Il était une fois un pays. Ce n’était pas une superpuissance mais, dans un monde coupé en deux, il proclamait à la fois son attachement au camp occidental et son refus de la vassalisation. A Phnom Penh, en 1965, le président Charles de Gaulle dénonçait l’intervention américaine sans issue au Vietnam ; à Paris, en juin 1967, il condamnait l’attaque israélienne contre ses voisins arabes. Longtemps après, l’écho de cette voix résonnait encore.

Chacun se souvient du discours flamboyant du ministre des affaires étrangères français Dominique de Villepin au Conseil de sécurité des Nations unies, le 14 février 2003. La France, prévenait-il, opposerait son veto à une résolution autorisant une action militaire contre l’Irak. Avec plus d’une décennie de recul, des dizaines de milliers de morts, un Etat irakien à la dérive, cette harangue sonne toujours juste.

Pourtant, ce ne fut qu’un chant du cygne. Effrayé par sa propre audace, le président Jacques Chirac entérina quelques semaines plus tard l’occupation américaine de l’Irak, puis se démena pour rétablir les ponts avec Washington. Son successeur, M. Nicolas Sarkozy, accéléra la marche à l’inféodation : la France rallia le commandement intégré de l’Organisation du traité de l’Atlantique nord (OTAN) et se proclama fidèle alliée des Etats-Unis, encore dirigés par M. George W. Bush.

Mais il allait revenir à un président socialiste d’achever le tournant de la soumission. En envoyant des troupes au Mali et en Centrafrique tandis que son ministre de la défense proposait de récidiver en Libye, en reprenant les arguments de Tel-Aviv durant la guerre de Gaza de l’été 2014, M. François Hollande engagea le pays dans la « guerre mondiale contre le terrorisme ».

Pour conforter son statut de chef des armées, sans l’ombre d’une hésitation ni débat à l’Assemblée nationale — sinon une discussion sans vote après la décision —, il fournit des armes au gouvernement irakien, alors même qu’il n’y avait plus de premier ministre à Bagdad. Puis, le 19 septembre, il envoya les Rafale français à la traîne des F-16 américains.

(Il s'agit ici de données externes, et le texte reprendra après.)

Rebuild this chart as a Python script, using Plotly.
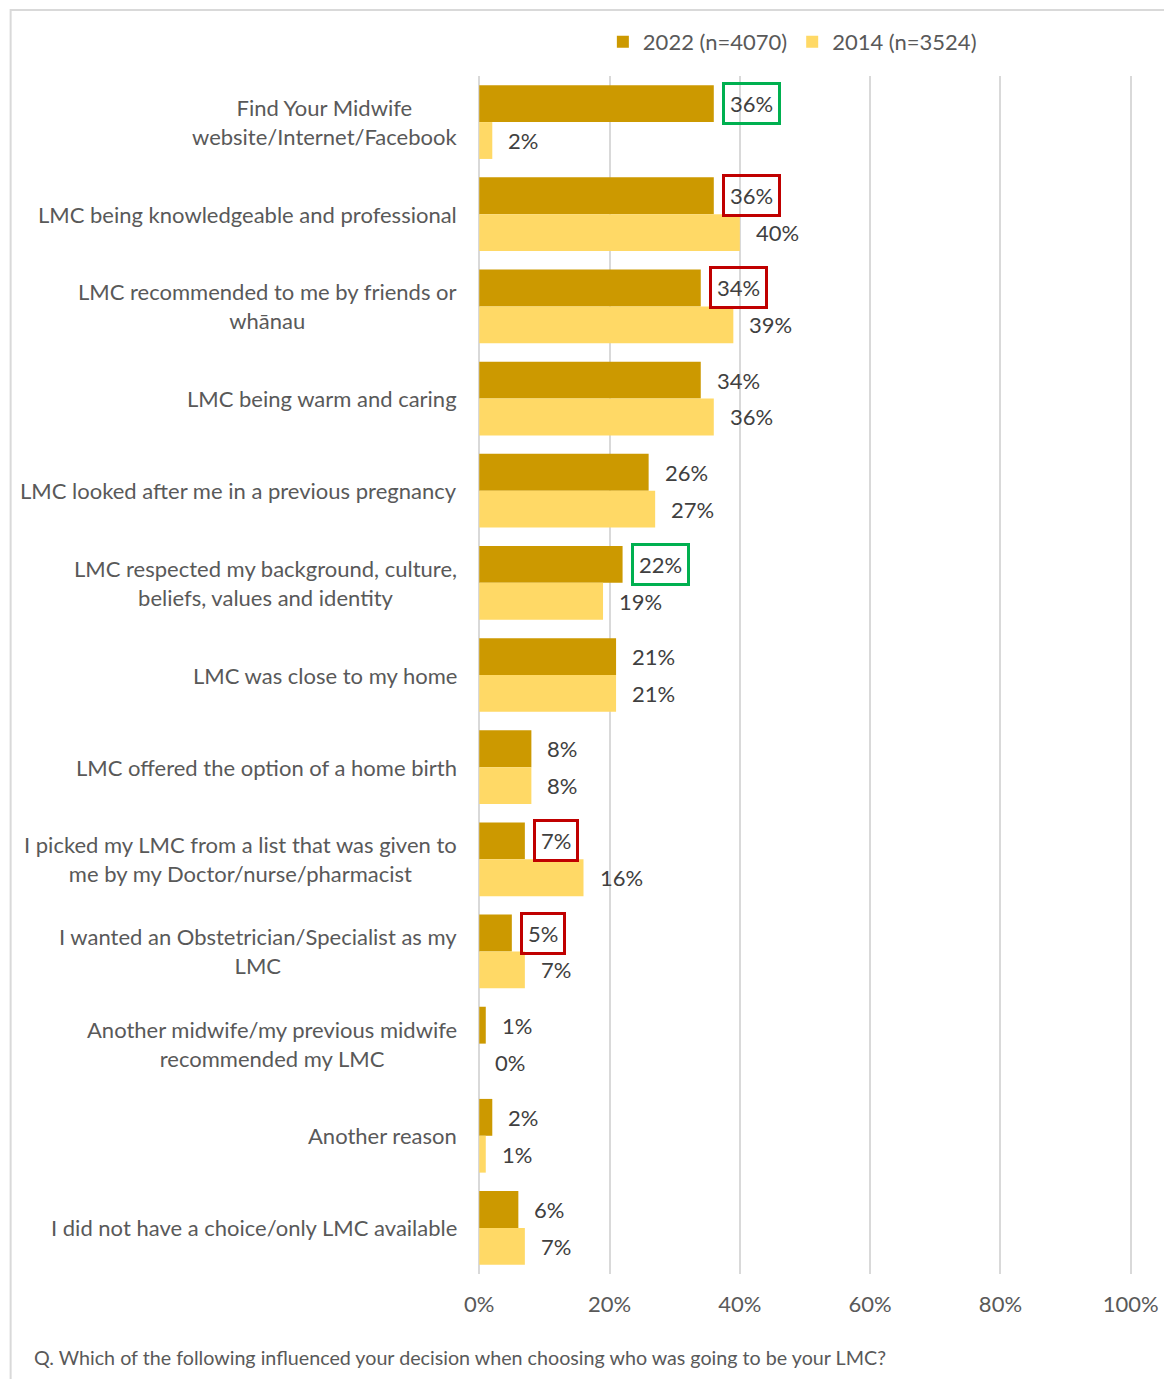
import plotly.graph_objects as go

# Survey reasons (top to bottom) and their display labels
categories = [
    "Find Your Midwife website/Internet/Facebook",
    "LMC being knowledgeable and professional",
    "LMC recommended to me by friends or whānau",
    "LMC being warm and caring",
    "LMC looked after me in a previous pregnancy",
    "LMC respected my background, culture, beliefs, values and identity",
    "LMC was close to my home",
    "LMC offered the option of a home birth",
    "I picked my LMC from a list that was given to me by my Doctor/nurse/pharmacist",
    "I wanted an Obstetrician/Specialist as my LMC",
    "Another midwife/my previous midwife recommended my LMC",
    "Another reason",
    "I did not have a choice/only LMC available",
]
category_labels = [
    "Find Your Midwife<br>website/Internet/Facebook",
    "LMC being knowledgeable and professional",
    "LMC recommended to me by friends or<br>whānau",
    "LMC being warm and caring",
    "LMC looked after me in a previous pregnancy",
    "LMC respected my background, culture,<br>beliefs, values and identity",
    "LMC was close to my home",
    "LMC offered the option of a home birth",
    "I picked my LMC from a list that was given to<br>me by my Doctor/nurse/pharmacist",
    "I wanted an Obstetrician/Specialist as my<br>LMC",
    "Another midwife/my previous midwife<br>recommended my LMC",
    "Another reason",
    "I did not have a choice/only LMC available",
]

# Percentages for each survey year
values_2022 = [36, 36, 34, 34, 26, 22, 21, 8, 7, 5, 1, 2, 6]
values_2014 = [2, 40, 39, 36, 27, 19, 21, 8, 16, 7, 0, 1, 7]

# Outline around the 2022 value: "up" = notable increase, "down" = notable decrease
highlight_2022 = ["up", "down", "down", None, None, "up", None, None, "down", "down", None, None, None]

series_names = ["2022 (n=4070)", "2014 (n=3524)"]
x_ticks = [0, 20, 40, 60, 80, 100]
x_tick_labels = ["0%", "20%", "40%", "60%", "80%", "100%"]
footnote = "Q. Which of the following influenced your decision when choosing who was going to be your LMC?"

COLOR_2022 = "#CC9900"
COLOR_2014 = "#FFD966"
HIGHLIGHT_COLORS = {"up": "#00B050", "down": "#C00000"}
FONT = "Lato"
LABEL_GRAY = "#595959"
VALUE_GRAY = "#404040"
GRID_GRAY = "#D9D9D9"

W, H = 1164, 1379
PAD = 0.5                        # padding so the 0% and 100% gridlines are drawn
X_MIN, X_MAX = -PAD, 100 + PAD
PX_PER_UNIT = 6.52
M_L = 479 - PAD * PX_PER_UNIT
M_R = (W - 1131) - PAD * PX_PER_UNIT
M_T, M_B = 76, 105
plot_w = W - M_L - M_R
plot_h = H - M_T - M_B
band_px = plot_h / len(categories)
bar_offset_px = band_px * 0.2


def px_to_paper_x(px):
    return (px - M_L) / plot_w


def px_to_paper_y(py):
    return (H - M_B - py) / plot_h


fig = go.Figure()
fig.add_trace(go.Bar(
    y=categories, x=values_2022, orientation="h", name=series_names[0],
    marker=dict(color=COLOR_2022, line=dict(width=0)),
))
fig.add_trace(go.Bar(
    y=categories, x=values_2014, orientation="h", name=series_names[1],
    marker=dict(color=COLOR_2014, line=dict(width=0)),
))

annotations = []
# Value labels next to each bar
for cat, v22, v14, hl in zip(categories, values_2022, values_2014, highlight_2022):
    for val, shift, mark in ((v22, bar_offset_px, hl), (v14, -bar_offset_px, None)):
        annotations.append(dict(
            x=val, y=cat, xref="x", yref="y",
            text=f"{val}%", showarrow=False,
            xanchor="left", yanchor="middle",
            xshift=8, yshift=shift,
            font=dict(family=FONT, size=22, color=VALUE_GRAY),
            bordercolor=HIGHLIGHT_COLORS[mark] if mark else "rgba(0,0,0,0)",
            borderwidth=3, borderpad=5,
        ))

# Category labels, centred line by line and right-aligned as a block
for cat, lab in zip(categories, category_labels):
    annotations.append(dict(
        x=px_to_paper_x(459), y=cat, xref="paper", yref="y",
        text=lab, showarrow=False, xanchor="right", yanchor="middle",
        align="center",
        font=dict(family=FONT, size=22, color=LABEL_GRAY),
    ))

annotations.append(dict(
    x=px_to_paper_x(31), y=px_to_paper_y(1357), xref="paper", yref="paper",
    text=footnote, showarrow=False, xanchor="left", yanchor="middle",
    font=dict(family=FONT, size=19.7, color=LABEL_GRAY),
))

# Light frame around the chart area
shapes = [dict(
    type="rect", xref="paper", yref="paper", layer="below",
    x0=px_to_paper_x(10), y0=px_to_paper_y(H + 20),
    x1=px_to_paper_x(W + 20), y1=px_to_paper_y(10),
    line=dict(color=GRID_GRAY, width=2), fillcolor="rgba(0,0,0,0)",
)]

fig.update_layout(
    width=W, height=H,
    margin=dict(l=M_L, r=M_R, t=M_T, b=M_B, pad=0, autoexpand=False),
    paper_bgcolor="white", plot_bgcolor="white",
    barmode="group", bargap=0.2, bargroupgap=0,
    font=dict(family=FONT, size=22, color=LABEL_GRAY),
    legend=dict(
        orientation="h", x=px_to_paper_x(982), xanchor="right",
        y=px_to_paper_y(42), yanchor="middle",
        font=dict(family=FONT, size=22, color=LABEL_GRAY),
        itemwidth=30, traceorder="normal",
    ),
    annotations=annotations,
    shapes=shapes,
)
fig.update_xaxes(
    range=[X_MIN, X_MAX], tickvals=x_ticks, ticktext=x_tick_labels,
    showgrid=True, gridcolor=GRID_GRAY, gridwidth=2,
    zeroline=False, showline=False, ticks="", ticklabelstandoff=15,
    tickfont=dict(family=FONT, size=22, color=LABEL_GRAY),
    automargin=False, fixedrange=True,
)
fig.update_yaxes(
    autorange="reversed", showticklabels=False, showgrid=False,
    zeroline=False, showline=False, ticks="", automargin=False,
    fixedrange=True,
)

fig.write_html("out.html")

Tout en affirmant une autonomie d’action dans les détails — le choix des cibles frappées —, le président de la République s’en remet aux choix stratégiques de Washington. Il n’ignore pourtant pas que la coalition de pays créée pour combattre l’Organisation de l’Etat islamique est hétéroclite, et que les buts de l’intervention américaine demeurent flous (lire « Guerre contre le terrorisme », acte III).

Les autorités reprennent une vieille antienne : en se battant en Irak (deux cent cinquante conseillers militaires français se trouveraient sur le terrain (1)), la France se protégerait, se mettrait à l’abri de la « menace terroriste » — alors même que de telles ingérences tendent à légitimer et à unifier les groupes djihadistes dans leur combat contre l’Occident. En privilégiant l’option militaire, Paris renonce à se faire entendre. Désormais, le bruit des bombes recouvre la voix de la France.

Alain Gresh

(1) Lire Philippe Leymarie, « Hollande, l’Irakien », Défense en ligne, Les blogs du Diplo, 17 septembre 2014.